针对轨道交通车辆关键结构件生产中存在的节拍波动大、不良率偏高、设备利用率不足等问题，本文围绕转向架构架制造过程，构建了基于数字孪生、智能检测与柔性调度协同的工艺优化方法。通过建立焊接参数与变形量的映射模型，结合机器视觉与多源传感实现过程质量前移识别，并采用遗传算法对多工位资源进行动态配置，形成面向质量、效率与成本的综合优化路径。应用结果表明，优化后生产节拍由12.0 h/件缩短至7.5 h/件，不良率由3.5%降至1.2%，设备稼动率由65%提升至88%，一次交检合格率由93.1%提升至98.4%。研究表明，该方法能够有效提升关键结构件生产的稳定性与柔性化水平，为轨道交通装备智能制造提供参考。

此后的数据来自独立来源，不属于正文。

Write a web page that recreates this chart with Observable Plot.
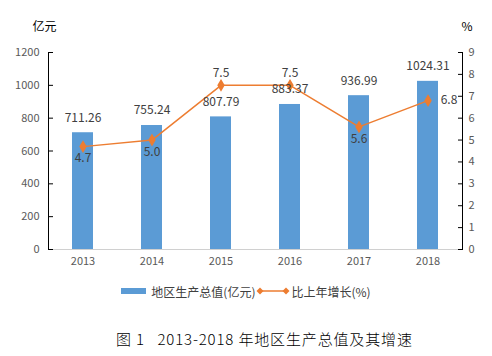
<!DOCTYPE html>
<html><head><meta charset="utf-8">
<script src="https://cdn.jsdelivr.net/npm/d3@7"></script>
<script src="https://cdn.jsdelivr.net/npm/@observablehq/plot@0.6"></script>
<style>
body{margin:0;background:#fff;font-family:"Noto Sans CJK SC",sans-serif;}
#wrap{position:relative;width:492px;height:356px;}
#legend{position:absolute;top:282px;left:0;width:492px;display:flex;justify-content:center;align-items:center;font-size:12px;color:#404040;height:18px;}
#caption{position:absolute;top:328px;left:116px;font-size:15px;font-weight:300;color:#000;white-space:pre;letter-spacing:0.85px;}
</style></head>
<body><div id="wrap"><div id="chart"></div>
<div id="legend"></div>
<div id="caption">图 1   2013-2018 年地区生产总值及其增速</div></div>
<script>
const years = ["2013","2014","2015","2016","2017","2018"];
const gdp = [711.26, 755.24, 807.79, 883.37, 936.99, 1024.31];
const growth = [4.7, 5.0, 7.5, 7.5, 5.6, 6.8];
const leftTicks = [0,200,400,600,800,1000,1200];
const rightTicks = [0,1,2,3,4,5,6,7,8,9];
const seriesNames = ["地区生产总值(亿元)","比上年增长(%)"];
const leftUnit = "亿元", rightUnit = "%";

const barColor = "#5b9bd5", lineColor = "#ed7d31";
const yMax = 1200, gMax = 9, k = yMax / gMax;
const data = years.map((y,i)=>({year:y, gdp:gdp[i], growth:growth[i]}));
const below = new Set(["2013","2014","2017"]), above = new Set(["2015","2016"]), right = new Set(["2018"]);

const W = 492, mL = 48, mR = 30, plotW = W - mL - mR;

const plot = Plot.plot({
  width: W, height: 275,
  marginTop: 52, marginBottom: 26, marginLeft: mL, marginRight: mR,
  style: {fontFamily: '"Noto Sans CJK SC", sans-serif', fontSize: "11px", color:"#595959", background:"#fff"},
  x: {domain: years, paddingInner: 0.696, paddingOuter: 0.348, label: null},
  y: {domain: [0, yMax], label: null},
  marks: [
    Plot.barY(data, {x:"year", y:"gdp", fill: barColor}),
    Plot.ruleY([0], {stroke:"#d0d0d0"}),
    Plot.frame({anchor:"left", stroke:"#000"}),
    Plot.frame({anchor:"right", stroke:"#000"}),
    Plot.ruleY(leftTicks, {stroke:"#000", insetRight: plotW - 5}),
    Plot.ruleY(rightTicks.map(v=>v*k), {stroke:"#000", insetLeft: plotW - 4}),
    Plot.axisX({tickSize:0, tickPadding:8, fill:"#595959"}),
    Plot.axisY(leftTicks, {anchor:"left", tickSize:0, tickPadding:9, fill:"#595959", tickFormat: d=>String(d)}),
    Plot.axisY(rightTicks.map(v=>v*k), {anchor:"right", tickSize:0, tickPadding:6, fill:"#595959", tickFormat: d=>String(Math.round(d/k))}),
    Plot.line(data, {x:"year", y: d=>d.growth*k, stroke: lineColor, strokeWidth:1.5}),
    Plot.dot(data, {x:"year", y: d=>d.growth*k, fill: lineColor, stroke: lineColor, symbol:"diamond", r:3}),
    Plot.text(data, {x:"year", y:"gdp", text: d=>d.gdp.toFixed(2), dy:-15, fill:"#404040", fontSize:12}),
    Plot.text(data.filter(d=>below.has(d.year)), {x:"year", y: d=>d.growth*k, text: d=>d.growth.toFixed(1), dy:12, fill:"#404040", fontSize:12}),
    Plot.text(data.filter(d=>above.has(d.year)), {x:"year", y: d=>d.growth*k, text: d=>d.growth.toFixed(1), dy:-12, fill:"#404040", fontSize:12}),
    Plot.text(data.filter(d=>right.has(d.year)), {x:"year", y: d=>d.growth*k, text: d=>d.growth.toFixed(1), dx:21, fill:"#404040", fontSize:12}),
    Plot.text([leftUnit], {frameAnchor:"top-left", text: d=>d, dx:-16, dy:-30, fill:"#000", fontSize:12}),
    Plot.text([rightUnit], {frameAnchor:"top-right", text: d=>d, dx:10, dy:-30, fill:"#000", fontSize:12})
  ]
});
document.getElementById("chart").appendChild(plot);

const lg = document.getElementById("legend");
lg.innerHTML =
  `<span style="display:inline-block;width:25px;height:6px;background:${barColor};margin-right:5px"></span>` +
  `<span>${seriesNames[0]}</span>` +
  `<svg width="34" height="10" style="margin:0 1px"><line x1="4" y1="5" x2="30" y2="5" stroke="${lineColor}" stroke-width="1.5"/>` +
  `<path d="M4,1.5L7.5,5L4,8.5L0.5,5Z" fill="${lineColor}"/><path d="M30,1.5L33.5,5L30,8.5L26.5,5Z" fill="${lineColor}"/></svg>` +
  `<span>${seriesNames[1]}</span>`;
</script></body></html>
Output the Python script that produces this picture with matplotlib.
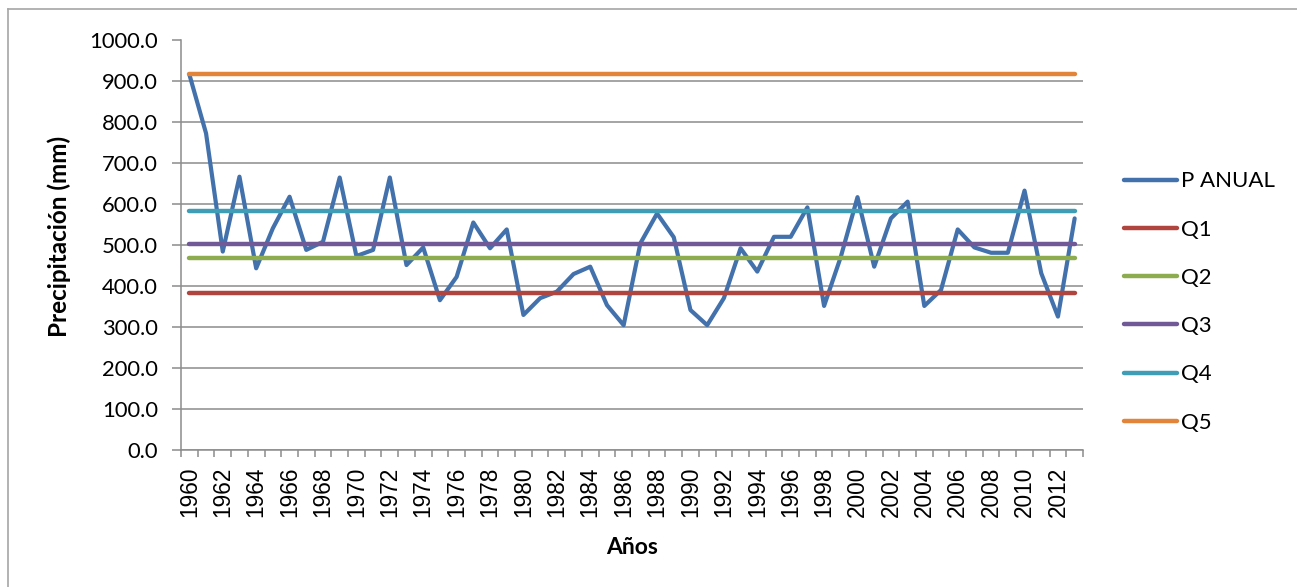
import matplotlib
matplotlib.use("Agg")
import matplotlib.pyplot as plt
from matplotlib.lines import Line2D
import numpy as np

# ---- data ----
years = list(range(1960, 2014))
p_anual = [917, 773, 484, 667, 443, 541, 618, 488, 508, 665,
           473, 488, 665, 451, 494, 365, 422, 555, 492, 538,
           329, 370, 386, 429, 447, 353, 304, 504, 577, 519,
           341, 304, 370, 492, 435, 520, 520, 592, 351, 471,
           617, 447, 565, 606, 351, 390, 538, 494, 481, 481,
           633, 431, 325, 565]
q_labels = ["Q1", "Q2", "Q3", "Q4", "Q5"]
q_values = [382, 467, 502, 582, 917]
series_label = "P ANUAL"
y_ticks = list(range(0, 1001, 100))
x_label_years = list(range(1960, 2013, 2))

# ---- style ----
W, H = 1297, 587
fig = plt.figure(figsize=(W / 100, H / 100), dpi=100)
ax = fig.add_axes([181 / W, 1 - 449.5 / H, (1083 - 181) / W, (449.5 - 40.5) / H])

blue = "#4271AC"
q_colors = ["#B0453F", "#8DAB4F", "#715896", "#3F9DB5", "#E2853A"]
grid_c = "#8C8C8C"

ax.plot(years, p_anual, color=blue, lw=3.0, solid_capstyle="round",
        solid_joinstyle="round", label=series_label, zorder=3)
for lab, val, c in zip(q_labels, q_values, q_colors):
    ax.plot(years, [val] * len(years), color=c, lw=3.2,
            solid_capstyle="round", label=lab, zorder=3)

ax.set_xlim(years[0] - 0.5, years[-1] + 0.5)
ax.set_ylim(0, 1000)
ax.set_yticks(y_ticks)
ax.set_yticklabels([f"{v:.1f}" for v in y_ticks], fontfamily="Lato",
                   fontsize=15.8, color="#000000")
ax.yaxis.grid(True, color=grid_c, lw=1.1)
ax.set_axisbelow(True)

ax.set_xticks(x_label_years)
ax.set_xticklabels([str(y) for y in x_label_years], rotation=90,
                   fontfamily="Liberation Sans", fontsize=16.3)
ax.set_xticks(np.arange(years[0] - 0.5, years[-1] + 1.0, 1.0), minor=True)
ax.tick_params(axis="x", which="major", length=0, pad=12.3)
ax.tick_params(axis="x", which="minor", length=5, width=1.1, color=grid_c,
               direction="out")
ax.tick_params(axis="y", which="major", length=6.5, width=1.1, color=grid_c,
               direction="out", pad=10)

for s in ["top", "right"]:
    ax.spines[s].set_visible(False)
for s in ["left", "bottom"]:
    ax.spines[s].set_color(grid_c)
    ax.spines[s].set_linewidth(1.1)

fig.text(59 / W, 1 - 236 / H, "Precipitación (mm)", rotation=90,
         ha="center", va="center", fontfamily="Lato", fontweight="bold",
         fontsize=17.5)
fig.text(632 / W, 1 - 547 / H, "Años", ha="center", va="center",
         fontfamily="Lato", fontweight="bold", fontsize=16.5)

leg = ax.legend(loc="center left", bbox_to_anchor=(1124 / W, 1 - 302 / H),
                bbox_transform=fig.transFigure, frameon=False, borderpad=0,
                borderaxespad=0, handlelength=2.4, handletextpad=0.18,
                labelspacing=1.27, prop={"family": "Lato", "size": 16})
for h in leg.get_lines():
    h.set_linewidth(3.2)
    h.set_solid_capstyle("round")

# outer chart border (left and top visible)
fig.add_artist(Line2D([7.5 / W, 7.5 / W], [0, 1 - 8.5 / H], transform=fig.transFigure,
                      color="#A6A6A6", lw=1.2))
fig.add_artist(Line2D([7.5 / W, 1], [1 - 8.5 / H, 1 - 8.5 / H], transform=fig.transFigure,
                      color="#A6A6A6", lw=1.2))

fig.savefig("out.png", dpi=100, facecolor="white")
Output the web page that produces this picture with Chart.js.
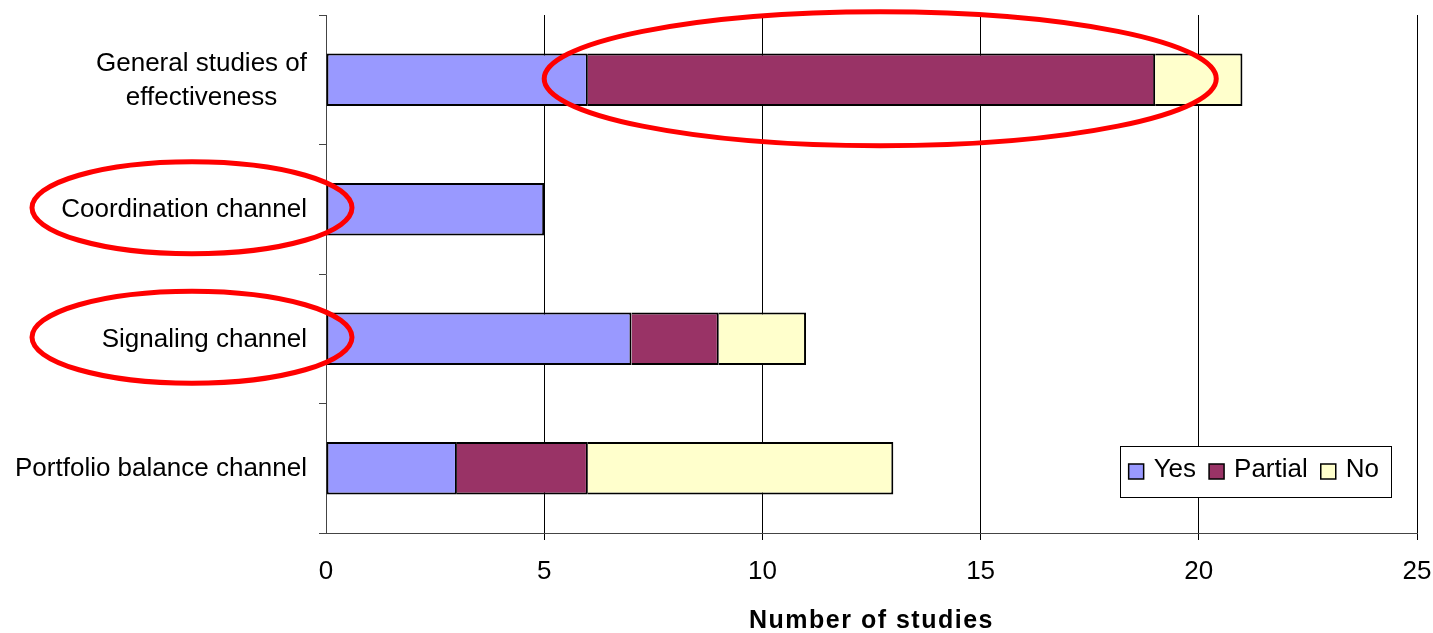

In response to the problems such as large cycle time fluctuations, high defect rate, and insufficient equipment utilization in the production of key components for rail transit vehicles, this paper focuses on the manufacturing process of the bogie frame and constructs a process optimization method based on digital twin, intelligent detection, and flexible scheduling. By establishing a mapping model between welding parameters and deformation amounts, combining machine vision and multi-source sensing to achieve pre-recognition of process quality, and using genetic algorithms to dynamically configure resources at multiple workstations, a comprehensive optimization path for quality, efficiency, and cost is formed. The application results show that the production cycle time has been shortened from 12.0 hours per piece to 7.5 hours per piece, the defect rate has decreased from 3.5% to 1.2%, the equipment utilization rate has increased from 65% to 88%, and the first-time inspection pass rate has increased from 93.1% to 98.4%. The study indicates that this method can effectively enhance the stability and flexibility of the production of key components, providing a reference for the intelligent manufacturing of rail transit equipment.